§ DATA PROVIDED:
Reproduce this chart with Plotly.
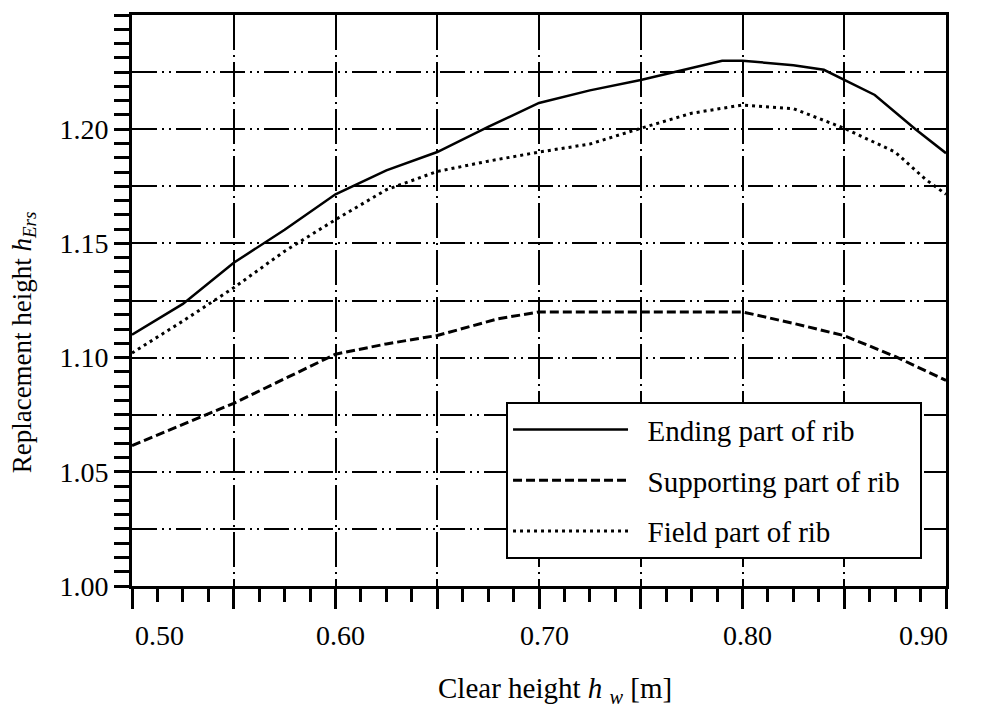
import plotly.graph_objects as go

# ---- data ----
x_end = [0.50, 0.525, 0.55, 0.575, 0.60, 0.625, 0.65, 0.675, 0.70, 0.725, 0.75, 0.775, 0.79, 0.80, 0.825, 0.84, 0.85, 0.865, 0.885, 0.90]
y_end = [1.110, 1.1235, 1.1415, 1.156, 1.1715, 1.182, 1.190, 1.201, 1.2115, 1.217, 1.2215, 1.227, 1.230, 1.230, 1.228, 1.226, 1.2215, 1.215, 1.200, 1.1895]

x_sup = [0.50, 0.55, 0.60, 0.625, 0.65, 0.665, 0.68, 0.70, 0.75, 0.80, 0.825, 0.85, 0.875, 0.90]
y_sup = [1.0615, 1.080, 1.1015, 1.106, 1.1097, 1.1134, 1.117, 1.120, 1.120, 1.120, 1.115, 1.1096, 1.1005, 1.090]

x_fld = [0.50, 0.525, 0.55, 0.575, 0.60, 0.625, 0.65, 0.675, 0.70, 0.725, 0.75, 0.775, 0.80, 0.825, 0.85, 0.875, 0.89, 0.90]
y_fld = [1.102, 1.116, 1.1306, 1.1466, 1.1604, 1.1735, 1.1815, 1.186, 1.190, 1.1935, 1.2004, 1.207, 1.2106, 1.209, 1.2004, 1.190, 1.178, 1.1715]

series_names = ["Ending part of rib", "Supporting part of rib", "Field part of rib"]

x_tick_vals = [0.50, 0.60, 0.70, 0.80, 0.90]
x_tick_text = ["0.50", "0.60", "0.70", "0.80", "0.90"]
y_tick_vals = [1.00, 1.05, 1.10, 1.15, 1.20, 1.25]
y_tick_text = ["1.00", "1.05", "1.10", "1.15", "1.20", "1.25"]

x_title = "Clear height <i>h</i> <sub><i>w</i></sub> [m]"
y_title = "Replacement height <i>h</i><sub><i>Ers</i></sub>"

FONT = "Liberation Serif, Times New Roman, Times, serif"
BLACK = "#000000"
PAD = "\u00a0\u00a0"

fig = go.Figure()
fig.add_trace(go.Scatter(x=x_end, y=y_end, mode="lines", name=PAD + series_names[0] + PAD, legendgroup="a",
                         line=dict(color=BLACK, width=2.5)))
fig.add_trace(go.Scatter(x=x_sup, y=y_sup, mode="lines", name=PAD + series_names[1] + PAD, legendgroup="b",
                         line=dict(color=BLACK, width=3, dash="9px,4px")))
# the field curve lives on the overlaid (matched) y axis that carries the 0.025 grid
fig.add_trace(go.Scatter(x=x_fld, y=y_fld, mode="lines", name=PAD + series_names[2] + PAD, legendgroup="c",
                         yaxis="y2", line=dict(color=BLACK, width=3, dash="3px,4px")))

grid_common = dict(gridcolor=BLACK, gridwidth=1.5, zeroline=False)

fig.update_layout(
    width=984, height=711,
    margin=dict(l=132, r=38, t=13, b=125),
    paper_bgcolor="white", plot_bgcolor="white",
    font=dict(family=FONT, size=29, color=BLACK),
    showlegend=True,
    legend=dict(x=0.4595, y=0.047, xanchor="left", yanchor="bottom",
                bgcolor="white", bordercolor=BLACK, borderwidth=2,
                font=dict(family=FONT, size=29, color=BLACK),
                itemwidth=115, tracegroupgap=10),
    xaxis=dict(range=[0.5, 0.9], tickmode="linear", tick0=0.5, dtick=0.05,
               showticklabels=False, ticks="outside", ticklen=20, tickwidth=3, tickcolor=BLACK,
               showline=True, linewidth=3, linecolor=BLACK, mirror=True,
               showgrid=True, griddash="35px,5px,2px,5px", **grid_common,
               minor=dict(dtick=0.0125, tick0=0.5, ticks="outside", ticklen=13, tickwidth=3,
                          tickcolor=BLACK, showgrid=False)),
    yaxis=dict(range=[1.0, 1.25], tickmode="array", tickvals=y_tick_vals, ticktext=y_tick_text,
               ticks="outside", ticklen=15, tickwidth=3, tickcolor=BLACK,
               showline=True, linewidth=3, linecolor=BLACK, mirror=True,
               showgrid=False, zeroline=False, tickfont=dict(family=FONT, size=28),
               minor=dict(dtick=0.00625, tick0=1.0, ticks="outside", ticklen=15, tickwidth=3,
                          tickcolor=BLACK, showgrid=False)),
    yaxis2=dict(overlaying="y", matches="y", range=[1.0, 1.25], tickmode="linear", tick0=1.0, dtick=0.025,
                showticklabels=False, ticks="", showline=False,
                showgrid=True, griddash="25px,5px,2px,5px,2px,5px", **grid_common),
)

# x tick labels (edge labels kept inside the frame as in the reference)
for v, t in zip(x_tick_vals, x_tick_text):
    if v == x_tick_vals[0]:
        anchor, shift = "left", 1
    elif v == x_tick_vals[-1]:
        anchor, shift = "right", 4
    else:
        anchor, shift = "center", 5
    fig.add_annotation(x=v, y=-0.0873, xref="x", yref="paper", text=t, showarrow=False,
                       xanchor=anchor, yanchor="middle", xshift=shift,
                       font=dict(family=FONT, size=28, color=BLACK))

fig.add_annotation(x=0.5197, y=-0.1815, xref="paper", yref="paper", text=x_title, showarrow=False,
                   xanchor="center", yanchor="middle", font=dict(family=FONT, size=29, color=BLACK))
fig.add_annotation(x=-0.1327, y=0.4267, xref="paper", yref="paper", text=y_title, showarrow=False,
                   textangle=-90, xanchor="center", yanchor="middle",
                   font=dict(family=FONT, size=27, color=BLACK))

fig.write_html("out.html")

§ EXERCISE OBJECTIVE: Your task is to return the lines above, from the first one up to and including the line containing "1.215, 1.200, 1.1895]", minus any pictures.

§ FULL OUTPUT:
Reproduce this chart with Plotly.
import plotly.graph_objects as go

# ---- data ----
x_end = [0.50, 0.525, 0.55, 0.575, 0.60, 0.625, 0.65, 0.675, 0.70, 0.725, 0.75, 0.775, 0.79, 0.80, 0.825, 0.84, 0.85, 0.865, 0.885, 0.90]
y_end = [1.110, 1.1235, 1.1415, 1.156, 1.1715, 1.182, 1.190, 1.201, 1.2115, 1.217, 1.2215, 1.227, 1.230, 1.230, 1.228, 1.226, 1.2215, 1.215, 1.200, 1.1895]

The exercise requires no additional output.